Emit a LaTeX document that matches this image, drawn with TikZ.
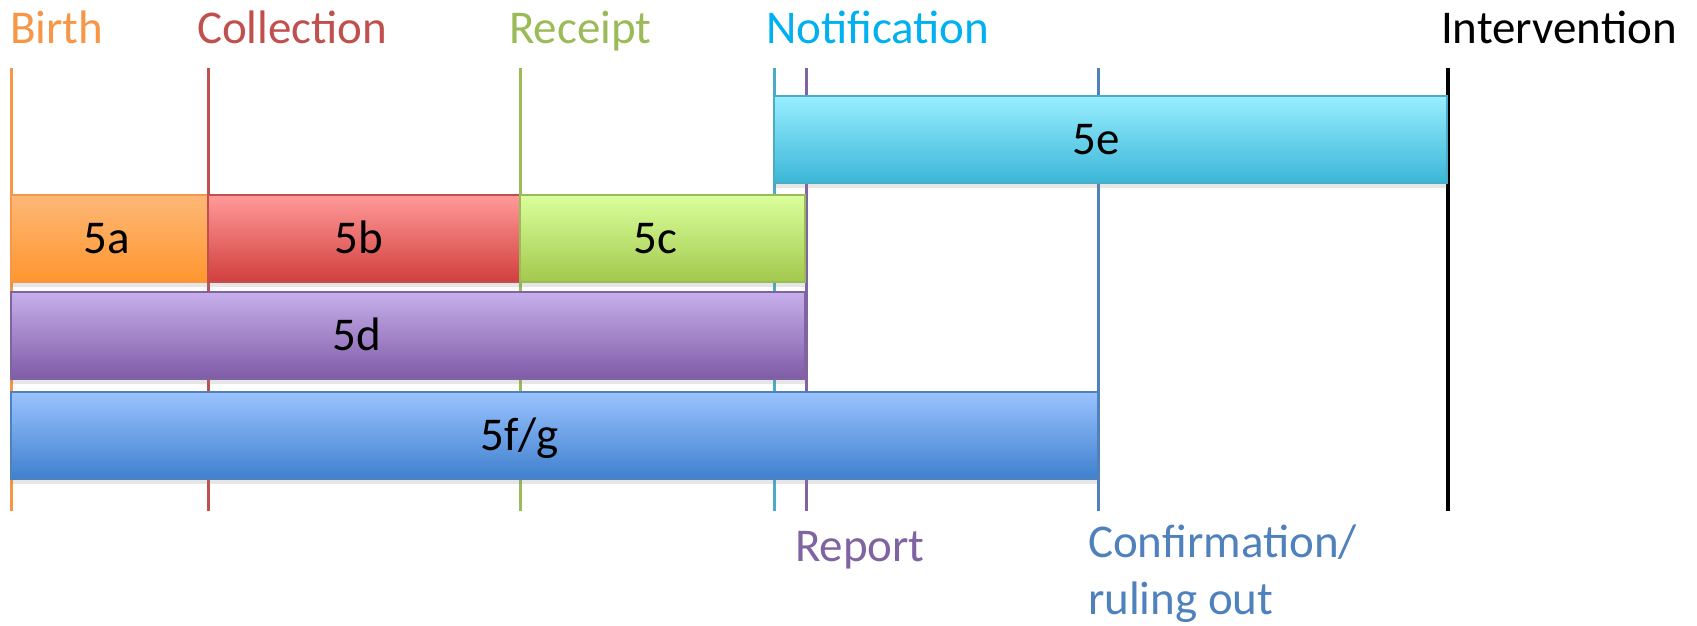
\documentclass[tikz,border=0pt]{standalone}
\usepackage{fontspec}
\setmainfont{Carlito}
\usepackage{tikz}
\usetikzlibrary{shapes,positioning,shadows}
\definecolor{birthc}{HTML}{F79646}
\definecolor{collectc}{HTML}{C0504D}
\definecolor{receiptc}{HTML}{9BBB59}
\definecolor{notifyc}{HTML}{4BACC6}
\definecolor{notifytext}{HTML}{00B0F0}
\definecolor{reportc}{HTML}{8064A2}
\definecolor{confirmc}{HTML}{4F81BD}
\definecolor{atop}{HTML}{FDB877}
\definecolor{abot}{HTML}{FF962E}
\definecolor{btop}{HTML}{FF9A99}
\definecolor{bbot}{HTML}{D13F3D}
\definecolor{ctop}{HTML}{DAFF9C}
\definecolor{cbot}{HTML}{A2C84D}
\definecolor{dtop}{HTML}{C6AFEB}
\definecolor{dbot}{HTML}{7F5BA6}
\definecolor{etop}{HTML}{98EEFF}
\definecolor{ebot}{HTML}{3BB6D7}
\definecolor{fgtop}{HTML}{9AC3FF}
\definecolor{fgbot}{HTML}{3F80CD}

\begin{document}
\begin{tikzpicture}[x=1pt, y=-1pt, inner sep=0pt, outer sep=0pt,
        font=\fontsize{47}{57}\selectfont]
      \tikzstyle{tick} = [line width=3pt]
      \tikzstyle{bartext} = [text height=30pt, text depth=0pt, text=black]
      \tikzstyle{bar} = [rectangle, anchor=north west, line width=2pt, minimum height=87pt,
        drop shadow={opacity=0.2, shadow xshift=0pt, shadow yshift=-5pt}]
      \useasboundingbox (0,0) rectangle (1697,625);
      \node (birth) [anchor=base west, text=birthc] at (10,43) {Birth};
      \node (collection) [anchor=base west, text=collectc] at (197,43) {Collection};
      \node (receipt) [anchor=base west, text=receiptc] at (509,43) {Receipt};
      \node (notification) [anchor=base west, text=notifytext] at (766,43) {Notification};
      \node (intervention) [anchor=base west, text=black] at (1441,43) {Intervention};
      \node (report) [anchor=base west, text=reportc] at (795,561) {Report};
      \node (confirmation) [anchor=base west, align=left, text=confirmc] at (1088,614) {Confirmation/\\ruling out};
      \coordinate (birthT) at (11,68);
      \coordinate (birthB) at (11,511);
      \coordinate (collectionT) at (208,68);
      \coordinate (collectionB) at (208,511);
      \coordinate (receiptT) at (520,68);
      \coordinate (receiptB) at (520,511);
      \coordinate (notificationT) at (774,68);
      \coordinate (notificationB) at (774,511);
      \coordinate (reportT) at (806,68);
      \coordinate (reportB) at (806,511);
      \coordinate (confirmationT) at (1098,68);
      \coordinate (confirmationB) at (1098,511);
      \coordinate (interventionT) at (1448,68);
      \coordinate (interventionB) at (1448,511);
      \draw[tick, birthc] (birthT) -- (birthB);
      \draw[tick, collectc] (collectionT) -- (collectionB);
      \draw[tick, receiptc] (receiptT) -- (receiptB);
      \draw[tick, notifyc] (notificationT) -- (notificationB);
      \draw[tick, reportc] (reportT) -- (reportB);
      \draw[tick, confirmc] (confirmationT) -- (confirmationB);
      \draw[line width=4pt, black] (interventionT) -- (interventionB);
      \node (bar5e) [bar, draw=notifyc, top color=etop, bottom color=ebot,
        minimum width=673pt, label={[bartext, xshift=-14pt]center:5e}] at (774,96) {};
      \node (bar5a) [bar, draw=birthc, top color=atop, bottom color=abot,
        minimum width=197pt, label={[bartext, xshift=-3pt]center:5a}] at (11,195) {};
      \node (bar5b) [bar, draw=collectc, top color=btop, bottom color=bbot,
        minimum width=312pt, label={[bartext, xshift=-5pt]center:5b}] at (208,195) {};
      \node (bar5c) [bar, draw=receiptc, top color=ctop, bottom color=cbot,
        minimum width=285pt, label={[bartext, xshift=-7pt]center:5c}] at (520,195) {};
      \node (bar5d) [bar, draw=reportc, top color=dtop, bottom color=dbot,
        minimum width=794pt, label={[bartext, xshift=-51pt]center:5d}] at (11,292) {};
      \node (bar5fg) [bar, draw=confirmc, top color=fgtop, bottom color=fgbot,
        minimum width=1087pt, label={[bartext, xshift=-35pt]center:5f/g}] at (11,392) {};
    \end{tikzpicture}
\end{document}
* * *
Give the data above again in full and unchanged, skipping the pictures.

CORRECT OUTPUT.
Emit a LaTeX document that matches this image, drawn with TikZ.
\documentclass[tikz,border=0pt]{standalone}
\usepackage{fontspec}
\setmainfont{Carlito}
\usepackage{tikz}
\usetikzlibrary{shapes,positioning,shadows}
\definecolor{birthc}{HTML}{F79646}
\definecolor{collectc}{HTML}{C0504D}
\definecolor{receiptc}{HTML}{9BBB59}
\definecolor{notifyc}{HTML}{4BACC6}
\definecolor{notifytext}{HTML}{00B0F0}
\definecolor{reportc}{HTML}{8064A2}
\definecolor{confirmc}{HTML}{4F81BD}
\definecolor{atop}{HTML}{FDB877}
\definecolor{abot}{HTML}{FF962E}
\definecolor{btop}{HTML}{FF9A99}
\definecolor{bbot}{HTML}{D13F3D}
\definecolor{ctop}{HTML}{DAFF9C}
\definecolor{cbot}{HTML}{A2C84D}
\definecolor{dtop}{HTML}{C6AFEB}
\definecolor{dbot}{HTML}{7F5BA6}
\definecolor{etop}{HTML}{98EEFF}
\definecolor{ebot}{HTML}{3BB6D7}
\definecolor{fgtop}{HTML}{9AC3FF}
\definecolor{fgbot}{HTML}{3F80CD}

\begin{document}
\begin{tikzpicture}[x=1pt, y=-1pt, inner sep=0pt, outer sep=0pt,
        font=\fontsize{47}{57}\selectfont]
      \tikzstyle{tick} = [line width=3pt]
      \tikzstyle{bartext} = [text height=30pt, text depth=0pt, text=black]
      \tikzstyle{bar} = [rectangle, anchor=north west, line width=2pt, minimum height=87pt,
        drop shadow={opacity=0.2, shadow xshift=0pt, shadow yshift=-5pt}]
      \useasboundingbox (0,0) rectangle (1697,625);
      \node (birth) [anchor=base west, text=birthc] at (10,43) {Birth};
      \node (collection) [anchor=base west, text=collectc] at (197,43) {Collection};
      \node (receipt) [anchor=base west, text=receiptc] at (509,43) {Receipt};
      \node (notification) [anchor=base west, text=notifytext] at (766,43) {Notification};
      \node (intervention) [anchor=base west, text=black] at (1441,43) {Intervention};
      \node (report) [anchor=base west, text=reportc] at (795,561) {Report};
      \node (confirmation) [anchor=base west, align=left, text=confirmc] at (1088,614) {Confirmation/\\ruling out};
      \coordinate (birthT) at (11,68);
      \coordinate (birthB) at (11,511);
      \coordinate (collectionT) at (208,68);
      \coordinate (collectionB) at (208,511);
      \coordinate (receiptT) at (520,68);
      \coordinate (receiptB) at (520,511);
      \coordinate (notificationT) at (774,68);
      \coordinate (notificationB) at (774,511);
      \coordinate (reportT) at (806,68);
      \coordinate (reportB) at (806,511);
      \coordinate (confirmationT) at (1098,68);
      \coordinate (confirmationB) at (1098,511);
      \coordinate (interventionT) at (1448,68);
      \coordinate (interventionB) at (1448,511);
      \draw[tick, birthc] (birthT) -- (birthB);
      \draw[tick, collectc] (collectionT) -- (collectionB);
      \draw[tick, receiptc] (receiptT) -- (receiptB);
      \draw[tick, notifyc] (notificationT) -- (notificationB);
      \draw[tick, reportc] (reportT) -- (reportB);
      \draw[tick, confirmc] (confirmationT) -- (confirmationB);
      \draw[line width=4pt, black] (interventionT) -- (interventionB);
      \node (bar5e) [bar, draw=notifyc, top color=etop, bottom color=ebot,
        minimum width=673pt, label={[bartext, xshift=-14pt]center:5e}] at (774,96) {};
      \node (bar5a) [bar, draw=birthc, top color=atop, bottom color=abot,
        minimum width=197pt, label={[bartext, xshift=-3pt]center:5a}] at (11,195) {};
      \node (bar5b) [bar, draw=collectc, top color=btop, bottom color=bbot,
        minimum width=312pt, label={[bartext, xshift=-5pt]center:5b}] at (208,195) {};
      \node (bar5c) [bar, draw=receiptc, top color=ctop, bottom color=cbot,
        minimum width=285pt, label={[bartext, xshift=-7pt]center:5c}] at (520,195) {};
      \node (bar5d) [bar, draw=reportc, top color=dtop, bottom color=dbot,
        minimum width=794pt, label={[bartext, xshift=-51pt]center:5d}] at (11,292) {};
      \node (bar5fg) [bar, draw=confirmc, top color=fgtop, bottom color=fgbot,
        minimum width=1087pt, label={[bartext, xshift=-35pt]center:5f/g}] at (11,392) {};
    \end{tikzpicture}
\end{document}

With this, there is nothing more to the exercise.